Chevonne Mansfield has moved multiple times for her career, but New York energy will always be a driving force. Born and raised on Long Island, the St. John’s University graduate is now based in Washington, D.C., since becoming the executive senior associate athletics director and senior women’s administrator at Howard University in March. No stranger to HBCU culture—Mansfield earned her master’s degree at University of Maryland Eastern Shore—she is thriving in her new environment.
“I have a lot of love for Howard; I previously spent three years here,” said Mansfield, who started her career in collegiate athletics as an assistant sports information director at Howard. “For me, this is like coming full circle. It’s a return to home.
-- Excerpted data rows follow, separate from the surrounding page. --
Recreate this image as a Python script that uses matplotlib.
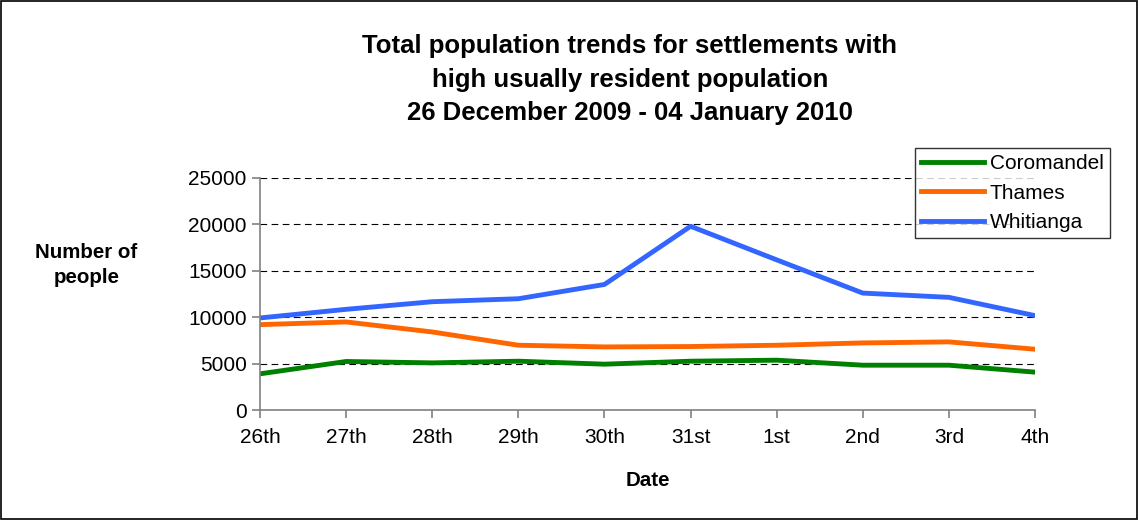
import matplotlib
matplotlib.use("Agg")
import matplotlib.pyplot as plt
from matplotlib.patches import Rectangle

plt.rcParams['font.family'] = ['Liberation Sans', 'DejaVu Sans']

## DATA
dates = ['26th', '27th', '28th', '29th', '30th', '31st', '1st', '2nd', '3rd', '4th']
coromandel = [3900, 5230, 5080, 5260, 4940, 5260, 5370, 4830, 4830, 4080]
thames = [9200, 9490, 8410, 6980, 6800, 6840, 6980, 7230, 7340, 6550]
whitianga = [9920, 10850, 11670, 11990, 13530, 19800, 16180, 12600, 12140, 10170]

## FIGURE
fig = plt.figure(figsize=(11.39, 5.2), dpi=100)
ax = fig.add_axes([0.2283, 0.2115, 0.6804, 0.4462])

x = range(len(dates))
ax.plot(x, coromandel, color='#008000', lw=3.5, label='Coromandel')
ax.plot(x, thames, color='#FF6600', lw=3.5, label='Thames')
ax.plot(x, whitianga, color='#3366FF', lw=3.5, label='Whitianga')

ax.set_xlim(0, len(dates) - 1)
ax.set_ylim(0, 25000)
ax.set_xticks(list(x))
ax.set_xticklabels(dates)
ax.set_yticks(range(0, 25001, 5000))

# dashed gridlines, none at zero
for v in range(5000, 25001, 5000):
    ax.axhline(v, color='black', lw=0.8, ls=(0, (6, 4)), zorder=0)

for s in ['top', 'right']:
    ax.spines[s].set_visible(False)
for s in ['left', 'bottom']:
    ax.spines[s].set_color('#808080')
    ax.spines[s].set_linewidth(1.2)
ax.tick_params(axis='both', colors='#808080', labelcolor='black', labelsize=15,
               length=6, width=1.2, direction='out')
ax.tick_params(axis='x', pad=7)

ax.set_xlabel('Date', fontsize=14.8, fontweight='bold', labelpad=17)
fig.text(0.076, 0.49, 'Number of\npeople', fontsize=14.8, fontweight='bold',
         ha='center', va='center', linespacing=1.4)

fig.text(0.553, 0.847, 'Total population trends for settlements with\nhigh usually resident population\n26 December 2009 - 04 January 2010',
         ha='center', va='center', fontsize=18.5, fontweight='bold', linespacing=1.5)

leg = ax.legend(loc='upper left', bbox_to_anchor=(0.845, 1.129), fontsize=15,
                frameon=True, fancybox=False, edgecolor='black', handlelength=3.0,
                handletextpad=0.3, borderpad=0.3, labelspacing=0.5, borderaxespad=0)
leg.get_frame().set_linewidth(1.0)

# outer border around the chart
fig.patches.append(Rectangle((0.001, 0.002), 0.997, 0.996, transform=fig.transFigure,
                             fill=False, edgecolor='black', lw=1.2))

plt.savefig('out.png', dpi=100)
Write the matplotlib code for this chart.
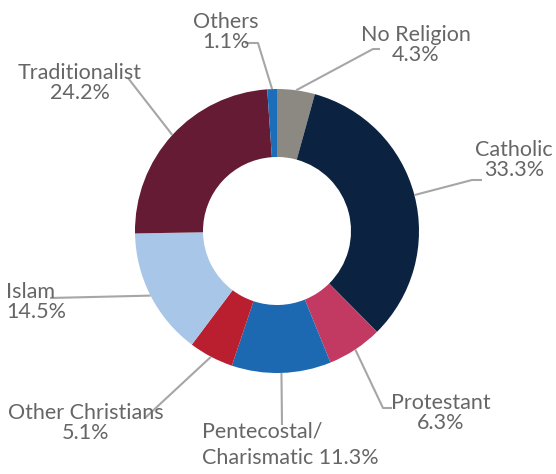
import numpy as np
import matplotlib
matplotlib.use("Agg")
import matplotlib.pyplot as plt

# data
labels = ["No Religion", "Catholic", "Protestant", "Pentecostal/\nCharismatic", "Other Christians",
          "Islam", "Traditionalist", "Others"]
shares = [4.3, 33.3, 6.3, 11.3, 5.1, 14.5, 24.2, 1.1]
colors = ["#8C8983", "#0B2341", "#C23A61", "#1C69B1", "#BA1F30", "#A8C6E8", "#641B33", "#1D6EB9"]

W, H = 556, 474
cx, cy, r_out, ring = 277, H - 231, 142, 68

# label layout in pixel coords (x, y from top), text alignment, elbow points from top
layout = [
    ((416, 45), "center", [(373, 49), (380, 49)]),
    ((514, 160), "center", [(472, 180), (482, 180)]),
    ((441, 413), "center", [(383, 408), (392, 408)]),
    ((202, 445), "left", [(282, 425)]),
    ((86, 423), "center", [(145, 418)]),
    ((6, 302), "left", [(50, 298)]),
    ((80, 83), "center", [(128, 78)]),
    ((226, 32), "center", [(258, 43), (245, 43)]),
]

plt.rcParams["font.family"] = ["Lato", "DejaVu Sans"]
fig = plt.figure(figsize=(W / 100, H / 100), dpi=100)
ax = fig.add_axes([0, 0, 1, 1])

wedges, _ = ax.pie(shares, colors=colors, startangle=90, counterclock=False,
                   center=(cx, cy), radius=r_out,
                   wedgeprops=dict(width=ring, edgecolor="none"), frame=True)
ax.set_xlim(0, W)
ax.set_ylim(0, H)
ax.axis("off")

for w, lab, val, (pos, ha, elbow) in zip(wedges, labels, shares, layout):
    ang = np.deg2rad((w.theta1 + w.theta2) / 2)
    xs = [cx + r_out * np.cos(ang)] + [p[0] for p in elbow]
    ys = [cy + r_out * np.sin(ang)] + [H - p[1] for p in elbow]
    ax.plot(xs, ys, color="#A6A6A6", lw=1.5, solid_capstyle="butt", zorder=1)
    if lab.startswith("Pentecostal"):
        txt = "Pentecostal/\nCharismatic %.1f%%" % val
        ls = 1.4
    else:
        txt = "%s\n%.1f%%" % (lab, val)
        ls = 1.0
    ax.text(pos[0], H - pos[1], txt, ha=ha, va="center", multialignment=ha,
            fontsize=15.5, fontweight="normal", color="#666666", linespacing=ls)

fig.savefig("out.png", dpi=100)
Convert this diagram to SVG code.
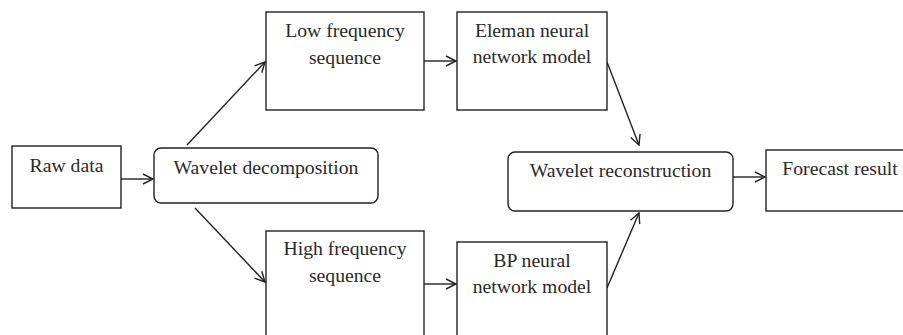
<svg xmlns="http://www.w3.org/2000/svg" width="903" height="335" viewBox="0 0 903 335">
  <defs>
    <marker id="arrow" viewBox="0 0 12 12" refX="11" refY="6" markerWidth="12" markerHeight="12" markerUnits="userSpaceOnUse" orient="auto">
      <path d="M1,1 L11,6 L1,11" fill="none" stroke="#222" stroke-width="1.4"/>
    </marker>
  </defs>
  <style>
    .box { fill: #fff; stroke: #222; stroke-width: 1.4; }
    .lbl { font-family: "Liberation Serif", "Times New Roman", serif; font-size: 19.7px; fill: #2a2a2a; text-anchor: middle; }
    .edge { fill: none; stroke: #222; stroke-width: 1.4; marker-end: url(#arrow); }
  </style>
  <rect width="903" height="335" fill="#fff"/>

  <g id="connectors">
    <line class="edge" x1="121" y1="179" x2="153" y2="179"/>
    <line class="edge" x1="187" y1="145" x2="265" y2="62"/>
    <line class="edge" x1="195" y1="208" x2="265" y2="282"/>
    <line class="edge" x1="424" y1="61" x2="456" y2="61"/>
    <line class="edge" x1="424" y1="284" x2="456" y2="284"/>
    <line class="edge" x1="607" y1="62" x2="639" y2="145"/>
    <line class="edge" x1="607" y1="288" x2="639" y2="213"/>
    <line class="edge" x1="733" y1="177" x2="765" y2="177"/>
  </g>

  <g id="raw-data">
    <rect class="box" x="12" y="146" width="109" height="62"/>
    <text class="lbl" x="66.5" y="172">Raw data</text>
  </g>

  <g id="wavelet-decomposition">
    <rect class="box" x="154" y="148" width="224" height="55" rx="7" ry="7"/>
    <text class="lbl" x="266" y="174">Wavelet decomposition</text>
  </g>

  <g id="low-frequency">
    <rect class="box" x="266" y="12" width="158" height="98"/>
    <text class="lbl" x="345" y="37">Low frequency</text>
    <text class="lbl" x="345" y="64">sequence</text>
  </g>

  <g id="high-frequency">
    <rect class="box" x="266" y="231" width="158" height="110"/>
    <text class="lbl" x="345" y="255">High frequency</text>
    <text class="lbl" x="345" y="282">sequence</text>
  </g>

  <g id="eleman-model">
    <rect class="box" x="457" y="12" width="150" height="98"/>
    <text class="lbl" x="532" y="37">Eleman neural</text>
    <text class="lbl" x="532" y="63">network model</text>
  </g>

  <g id="bp-model">
    <rect class="box" x="457" y="242" width="150" height="100"/>
    <text class="lbl" x="532" y="267">BP neural</text>
    <text class="lbl" x="532" y="293">network model</text>
  </g>

  <g id="wavelet-reconstruction">
    <rect class="box" x="508" y="152" width="225" height="59" rx="7" ry="7"/>
    <text class="lbl" x="620.5" y="177">Wavelet reconstruction</text>
  </g>

  <g id="forecast-result">
    <rect class="box" x="766" y="150" width="150" height="61"/>
    <text class="lbl" x="840" y="175">Forecast result</text>
  </g>
</svg>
“For my trajectory, this is another step towards my career goals, which are to be in athletic administration supporting student-athletes and helping to shape and mold them,” she added. “I like working on a campus.”
After her three years at Howard (2007-’10), Mansfield worked at the Southwestern Athletic Conference (a Division I conference of HBCUs), helping to reshape perceptions of the SWAC. She then worked at the Southeastern Conference before becoming communications director for the American Athletics Conference and then the LEAD1 Association (athletics directors). While working as deputy athletics director at Florida Memorial University, she stepped in as interim athletics director for almost two years.
Mansfield recalls her introduction to HBCU life in graduate school and sees the value of students seeing professors who look like them and take a vested interest in their success. She values being a role model for Howard Bison student-athletes.
“Representation really matters to me,” she said. “Throughout my career, I didn’t have a lot of Black women to look to in these roles. The stats are out there about the low hiring, at least in Division I outside of HBCUs. There are not a lot of Black administrators in the head chair position or even senior staff at most Division I schools.
“That’s one of the reasons I decided to come back to Howard,” she continued. “[Athletic administration] has always been demanding, but the changes the last few years with sports betting, NIL and mental health, the stakes are really high. Being in this role is important, and I’m hoping that can show young Black women that this is an opportunity that you can pursue even if you come from a non-traditional background. I wasn’t a student-athlete and I didn’t have any connections in college athletics. It was just hard work. You can get here if you want.”